Alcune scuole hanno introdotto il “cesto dei cellulari” in aula; altre organizzano giornate “no phone” per studenti e insegnanti. Nelle aziende più attente al benessere organizzativo, si stanno sperimentando politiche interne che vietano l’invio di e-mail dopo una certa ora o nei weekend.

Cosa fanno le istituzioni: i primi segnali di una politica pubblica

Le amministrazioni pubbliche cominciano a riconoscere il tema come questione di salute collettiva.
Oltre al Disconnect Day di Lecce, anche altre città stanno valutando iniziative analoghe: giornate di “digital detox”, panchine dedicate alla socialità reale, campagne di sensibilizzazione nelle scuole e negli uffici comunali.

Il Ministero della Salute ha inserito le dipendenze comportamentali (tra cui quella da smartphone e social network) nei piani di prevenzione sanitaria, e in alcune regioni sono attivi centri di ascolto specializzati.

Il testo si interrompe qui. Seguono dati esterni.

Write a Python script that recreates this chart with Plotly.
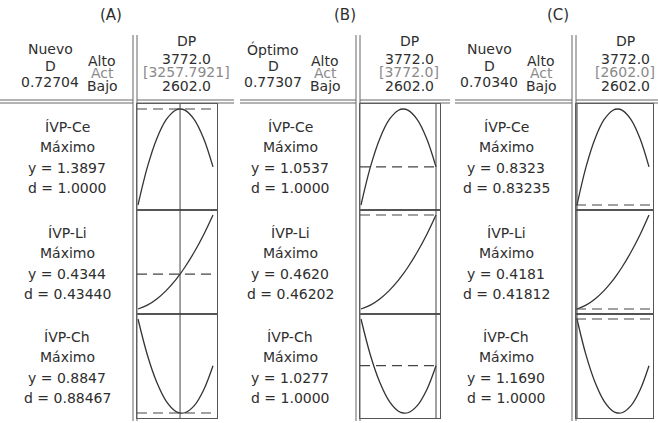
import plotly.graph_objects as go

# ---------------- data ----------------
DP_LOW, DP_HIGH = 2602.0, 3772.0
DP_GRID = [2602, 2748, 2895, 3041, 3187, 3258, 3333, 3480, 3626, 3772]
CE_CURVE = [0.8323, 1.0524, 1.2175, 1.3276, 1.3828, 1.3897, 1.3829, 1.3282, 1.2184, 1.0537]
LI_CURVE = [0.4181, 0.4199, 0.4228, 0.4267, 0.4316, 0.4344, 0.4376, 0.4447, 0.4528, 0.4620]
CH_CURVE = [1.1690, 1.0603, 0.9776, 0.9209, 0.8902, 0.8847, 0.8855, 0.9069, 0.9543, 1.0277]

PANEL_TITLES = ["(A)", "(B)", "(C)"]
SOLUTION_KIND = ["Nuevo", "Óptimo", "Nuevo"]
COMPOSITE_D = ["0.72704", "0.77307", "0.70340"]
DP_CURRENT = [3257.7921, 3772.0, 2602.0]
DP_CURRENT_LABEL = ["[3257.7921]", "[3772.0]", "[2602.0]"]
DP_HIGH_LABEL = "3772.0"
DP_LOW_LABEL = "2602.0"
FACTOR = "DP"
RESPONSES = ["ÍVP-Ce", "ÍVP-Li", "ÍVP-Ch"]
GOAL = "Máximo"
Y_CE = [1.3897, 1.0537, 0.8323]
Y_LI = [0.4344, 0.4620, 0.4181]
Y_CH = [0.8847, 1.0277, 1.1690]
D_CE = ["1.0000", "1.0000", "0.83235"]
D_LI = ["0.43440", "0.46202", "0.41812"]
D_CH = ["0.88467", "1.0000", "1.0000"]

CURVES = [CE_CURVE, LI_CURVE, CH_CURVE]
Y_CUR = [Y_CE, Y_LI, Y_CH]
D_CUR = [D_CE, D_LI, D_CH]

# ---------------- layout geometry (pixels) ----------------
W, H = 658, 423
PANEL_XV = [133, 356, 572]
PANEL_LEFT = [0, 240, 455]
PANEL_RIGHT = [234, 450, 658]
BOX_RIGHT = [217, 440, 653]
TITLE_X = [111, 345, 558]
ROW_EDGES = [104, 210, 314, 418]
PAD = 5

TXT = "#2e2e2e"
GRAY = "#8a8a8a"
LINE = "#555555"
FONT = "DejaVu Sans"


def px(x):
    return x / W


def py(y):
    return 1 - y / H


fig = go.Figure()
annotations = []
shapes = []


def ann(text, x, y, size=14, color=TXT):
    annotations.append(dict(text=text, x=px(x), y=py(y), xref="paper", yref="paper",
                            showarrow=False, xanchor="center", yanchor="middle",
                            font=dict(family=FONT, size=size, color=color)))


def pline(x0, y0, x1, y1, color="#666666", width=1):
    shapes.append(dict(type="line", xref="paper", yref="paper", x0=px(x0), y0=py(y0),
                       x1=px(x1), y1=py(y1), line=dict(color=color, width=width)))


for p in range(3):
    xv = PANEL_XV[p]
    L, R = xv + 4, BOX_RIGHT[p]
    a, b = xv + 5, BOX_RIGHT[p] - 4
    s = (b - a) / (DP_HIGH - DP_LOW)
    xr = [DP_LOW - (a - L) / s, DP_HIGH + (R - b) / s]

    # header texts
    ann(PANEL_TITLES[p], TITLE_X[p], 15, size=15)
    ann(SOLUTION_KIND[p], xv - 83, 49)
    ann("D", xv - 83, 66)
    ann(COMPOSITE_D[p], xv - 83, 82)
    ann("Alto", xv - 31, 61)
    ann("Act", xv - 31, 73, color=GRAY)
    ann("Bajo", xv - 31, 86)
    ann(FACTOR, xv + 53, 41)
    ann(DP_HIGH_LABEL, xv + 53, 59)
    ann(DP_CURRENT_LABEL[p], xv + 53, 72, color=GRAY)
    ann(DP_LOW_LABEL, xv + 53, 86)

    # separators
    pline(xv, 35, xv, 421)
    pline(xv + 4, 35, xv + 4, 421)
    for yy in (100, 103):
        pline(PANEL_LEFT[p], yy, xv, yy)
        pline(xv + 4, yy, PANEL_RIGHT[p], yy)

    for r in range(3):
        k = p * 3 + r + 1
        sfx = "" if k == 1 else str(k)
        top, bot = ROW_EDGES[r], ROW_EDGES[r + 1]
        curve = CURVES[r]
        lo = min(curve + Y_CUR[r])
        hi = max(curve + Y_CUR[r])
        sy = (bot - top - 2 * PAD) / (hi - lo)
        yr = [lo - PAD / sy, hi + PAD / sy]

        fig.add_trace(go.Scatter(x=DP_GRID, y=curve, mode="lines",
                                 line=dict(color="#333333", width=1.3, shape="spline"),
                                 xaxis="x" + sfx, yaxis="y" + sfx,
                                 hoverinfo="skip", showlegend=False))
        common = dict(showgrid=False, zeroline=False, showticklabels=False, ticks="",
                      showline=True, mirror=True, linecolor=LINE, linewidth=1,
                      fixedrange=True)
        fig.layout["xaxis" + sfx] = dict(domain=[px(L), px(R)], range=xr,
                                         anchor="y" + sfx, **common)
        fig.layout["yaxis" + sfx] = dict(domain=[py(bot), py(top)], range=yr,
                                         anchor="x" + sfx, **common)

        # current response value (dashed)
        shapes.append(dict(type="line", xref="x" + sfx + " domain", x0=0, x1=1,
                           yref="y" + sfx, y0=Y_CUR[r][p], y1=Y_CUR[r][p],
                           line=dict(color="#444444", width=1.2, dash="10px,6px")))
        # current factor setting (vertical)
        shapes.append(dict(type="line", xref="x" + sfx, x0=DP_CURRENT[p], x1=DP_CURRENT[p],
                           yref="y" + sfx + " domain", y0=0, y1=1,
                           line=dict(color="#444444", width=1)))

        # row labels
        cx = xv - 66
        ann(RESPONSES[r], cx, top + 23)
        ann(GOAL, cx, top + 43)
        ann("y = %.4f" % Y_CUR[r][p], cx, top + 64)
        ann("d = " + D_CUR[r][p], cx, top + 84)

fig.update_layout(width=W, height=H, margin=dict(l=0, r=0, t=0, b=0),
                  paper_bgcolor="white", plot_bgcolor="white",
                  annotations=annotations, shapes=shapes, showlegend=False)
fig.write_html("out.html", config={"displayModeBar": False},
               post_script="document.body.style.margin='0';document.body.style.overflow='hidden';")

Sul piano legislativo, il dibattito sul diritto alla disconnessione è in corso anche in Italia, con proposte di legge che mirano a tutelare i lavoratori pubblici e privati. La stessa Commissione Europea invita gli Stati membri a promuovere un equilibrio tra tecnologia e benessere psicosociale, riconoscendo la disconnessione come un diritto umano emergente nell’era digitale.

Un gesto simbolico ma necessario

Spegnere il cellulare, anche solo per qualche ora, può sembrare un gesto minimo. Ma in un’epoca in cui la connessione è diventata sinonimo di esistenza, decidere di “staccare” rappresenta un atto di libertà. Significa riconoscere che la tecnologia deve restare uno strumento, non un padrone invisibile. La vera modernità, paradossalmente, non è essere sempre connessi, ma connettersi con sé stessi, con gli altri, con la realtà.